Sixteen storeowners in Flushing have appealed to Borough President Donald Manes to provide more police because of the disruptive students. They charge that disruptive black students from South Jamaica attending Flushing High School are forcing them to lock their doors at peak hours.

A storeowner in another area said that at times eight to ten students would walk in and two would buy while the rest stole things. The shopkeeper said police were alerted, but were told they could take no action unless the shoplifter was caught and held until police arrived.

Storeowners attributed the thefts to students being out of their own neighborhoods. “They feel less inhibited where nobody knows them,” one said.

A number of black junior high school students who congregate around one of the stores denied the charges of stealing. “There might have been one or two incidents,” said one, “But that’s all. They’re just afraid of blacks. It’s discrimination.”

All the students said they were glad to be attending school out of their neighborhood. “If I weren’t going to Campbell Junior High School,” said one, “I’d be going to Shimer Junior High School. No one learns anything there.”

Some white students who live near Campbell said they were afraid of the black students. Some said they would rather walk than ride the buses.

But while some black students admit there’s some “fooling around” on the buses, they say the white students’ fears are unfounded.

Many blacks in Southeast Queens are aware of resentments caused by busing policies. And many have been clamoring for a redrawing of district lines which would result in a district controlled by blacks. Such a district, they say, would help resuscitate their overcrowded and understaffed schools and end the need for busing.

They also want a South Jamaica High School and an end to the “enclave” policy, which sends blacks to schools throughout Northern Queens.

Max Shapiro, a spokesman for the central board of education, thinks putting school para-professionals aboard buses would make sense.

“At what point does one draw the line though?” says Shapiro. “Just because someone is a student on a bus miles away, does that the mean the school has to supervise him? Doesn’t the bus company and TA have authority over its passengers?”

Campbell Junior High School Principal George Krieger would like to see para-professionals riding school buses with more TA detectives available for “trouble spots.”

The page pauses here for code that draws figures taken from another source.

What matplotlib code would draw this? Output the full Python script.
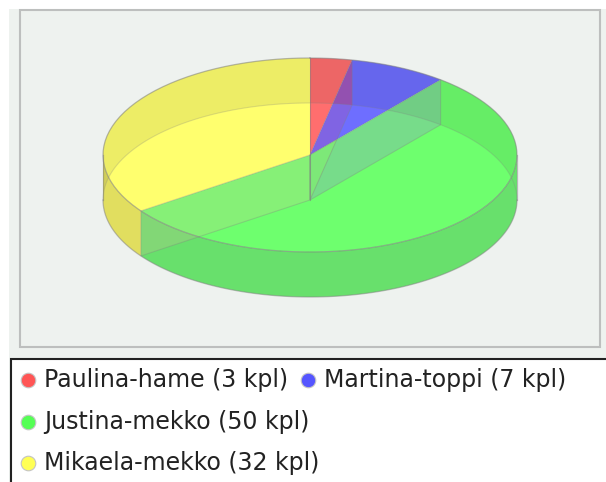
import numpy as np
import matplotlib
matplotlib.use("Agg")
import matplotlib.pyplot as plt
from matplotlib.patches import Rectangle, Polygon

names = ["Paulina-hame", "Martina-toppi", "Justina-mekko", "Mikaela-mekko"]
values = [3, 7, 50, 32]
unit = "kpl"
top_colors = ["#FF6E6E", "#6E6EFF", "#6EFF6E", "#FFFF6E"]
wall_colors = ["#E06060", "#6060E0", "#68E06C", "#E1DE5F"]
overlay_colors = ["#FF2328", "#A050FF", "#EBB4A0"]
legend_colors = ["#FF5555", "#5555FF", "#55FF55", "#FFFF55"]
legend_pos = [(28, 380), (308, 380), (28, 422), (28, 463)]

W, H = 606, 482
BG = "#EEF2EF"
cx, cy, rx, ry, depth = 310, 155, 207, 97, 45

fig = plt.figure(figsize=(W / 100, H / 100), dpi=100, facecolor="white")
ax = fig.add_axes([0, 0, 1, 1])
ax.set_xlim(0, W)
ax.set_ylim(H, 0)
ax.axis("off")

ax.add_patch(Rectangle((9, 9), W - 9, H - 9, fc=BG, ec="none", zorder=0))
ax.add_patch(Rectangle((20, 10), 580, 337, fc=BG, ec="#BDBFBE", lw=1.5, zorder=1))
ax.add_patch(Rectangle((11, 359), W, H, fc="white", ec="#222222", lw=1.5, zorder=1))


def arc(a, b, dy=0, n=120):
    t = np.radians(np.linspace(a, b, n))
    return np.column_stack([cx + rx * np.sin(t), cy + dy - ry * np.cos(t)])


def band(a, b):
    return np.vstack([arc(a, b), arc(a, b, depth)[::-1]])


def cross(p1, p2, p3, p4):
    d1, d2 = p2 - p1, p4 - p3
    s = np.cross(p3 - p1, d2) / np.cross(d1, d2)
    return p1 + s * d1


edges = np.concatenate([[0], np.cumsum(values)]) / sum(values) * 360
EDGE = "#808080"

# top faces
for i in range(len(values)):
    pts = np.vstack([[cx, cy], arc(edges[i], edges[i + 1])])
    ax.add_patch(Polygon(pts, closed=True, fc=top_colors[i], ec="none", zorder=2))

# walls: split where the rim turns from back to front
for i in range(len(values)):
    a, b = edges[i], edges[i + 1]
    cuts = [a] + [c for c in (90, 270) if a < c < b] + [b]
    for s, e in zip(cuts[:-1], cuts[1:]):
        mid = (s + e) / 2
        if 90 <= mid <= 270:
            ax.add_patch(Polygon(band(s, e), closed=True, fc=wall_colors[i], ec="none", zorder=3))
        else:
            ax.add_patch(Polygon(band(s, e), closed=True, fc="black", alpha=0.07, ec="none", zorder=3))

# radial walls seen through the pie
quads = []
for i, ang in enumerate(edges[1:-1]):
    p = arc(ang, ang, n=1)[0]
    quad = np.array([[cx, cy], p, p + [0, depth], [cx, cy + depth]])
    quads.append(quad)
    alpha = 0.13 if i == 0 else 0.2
    ax.add_patch(Polygon(quad, closed=True, fc=overlay_colors[i], alpha=alpha, ec="none", zorder=4))
    ax.add_patch(Polygon(quad, closed=True, fill=False, ec=EDGE, alpha=0.3, lw=0.8, zorder=5))

# first radial wall reads stronger where it crosses the back rim
extra = Polygon(quads[0], closed=True, fc=overlay_colors[0], alpha=0.2, ec="none", zorder=4)
ax.add_patch(extra)
extra.set_clip_path(Polygon(band(edges[0], edges[2]), closed=True, transform=ax.transData))

# where the first two radial walls overlap on the large slice
apex = cross(quads[0][3], quads[0][2], quads[1][0], quads[1][1])
ax.add_patch(Polygon([quads[0][0], apex, quads[0][3]], closed=True,
                     fc="#7DE878", ec="none", zorder=4.5))

# outlines
ax.plot(*arc(0, 360).T, color=EDGE, alpha=0.55, lw=0.9, zorder=6)
ax.plot(*arc(-90, 90, depth).T, color=EDGE, alpha=0.25, lw=0.8, zorder=6)
ax.plot(*arc(90, 270, depth).T, color=EDGE, alpha=0.5, lw=0.9, zorder=6)
for x in (cx - rx, cx + rx):
    ax.plot([x, x], [cy, cy + depth], color=EDGE, alpha=0.5, lw=0.9, zorder=6)
ax.plot([cx, cx], [cy - ry, cy], color=EDGE, alpha=0.5, lw=0.8, zorder=6)
ax.plot([cx, cx], [cy, cy + depth], color=EDGE, alpha=0.5, lw=0.8, zorder=6)

# legend
for name, v, c, (x, y) in zip(names, values, legend_colors, legend_pos):
    ax.scatter([x], [y], s=110, c=c, edgecolors="#C4C4C4", linewidths=0.8, zorder=7)
    ax.text(x + 16, y, f"{name} ({v} {unit})", fontsize=17, color="#222222",
            family="DejaVu Sans", va="center", ha="left", zorder=7)

fig.savefig("out.png", dpi=100, facecolor="white")
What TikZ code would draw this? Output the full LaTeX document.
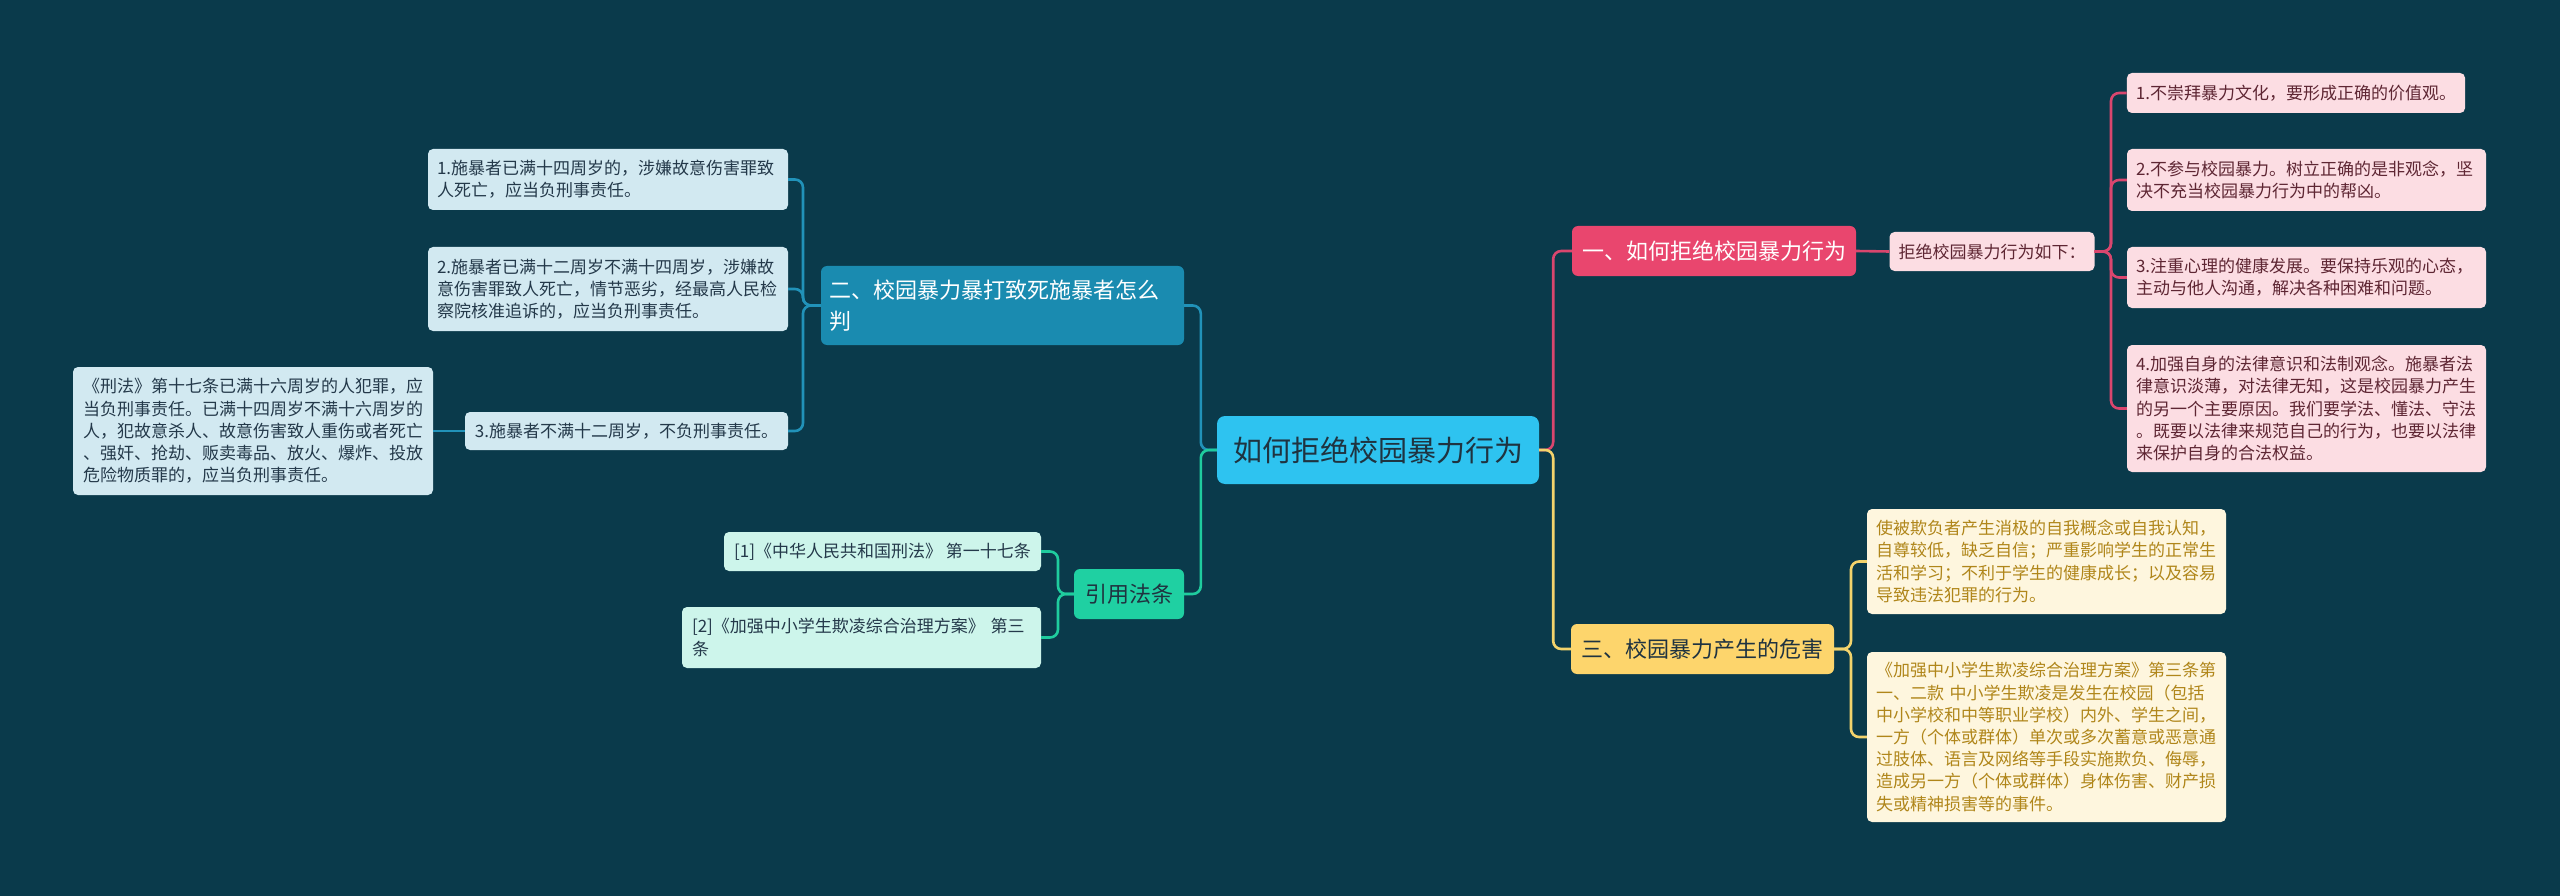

“Para-professionals cannot make arrests, they cannot stop extortion,” he said, “but their value lies in their ability to identify wrongdoers. The children know this and therefore they would act as deterrents.”

Union officials say lack of enforcement is compounding a serious problem. They want more TA police available for surface duty.

“Once the students get away with something, they continue to do it and it gets worse,” says Flushing shop steward Victor Iskowitz. “The situation won’t get better until somebody takes a stand, until there is a little discipline.”

TA Superintendent Belsky doubts whether para-professionals or more police are the answers. “To put para-professionals on buses where there is no record of incidents would be ridiculous. Where there are incidents, I don’t know whether they would be professionally qualified to handle them.”

“I hardly think it would be justified to put a cop on every bus for the frequency of incidents,” he added. “It would cost $100 million a year.”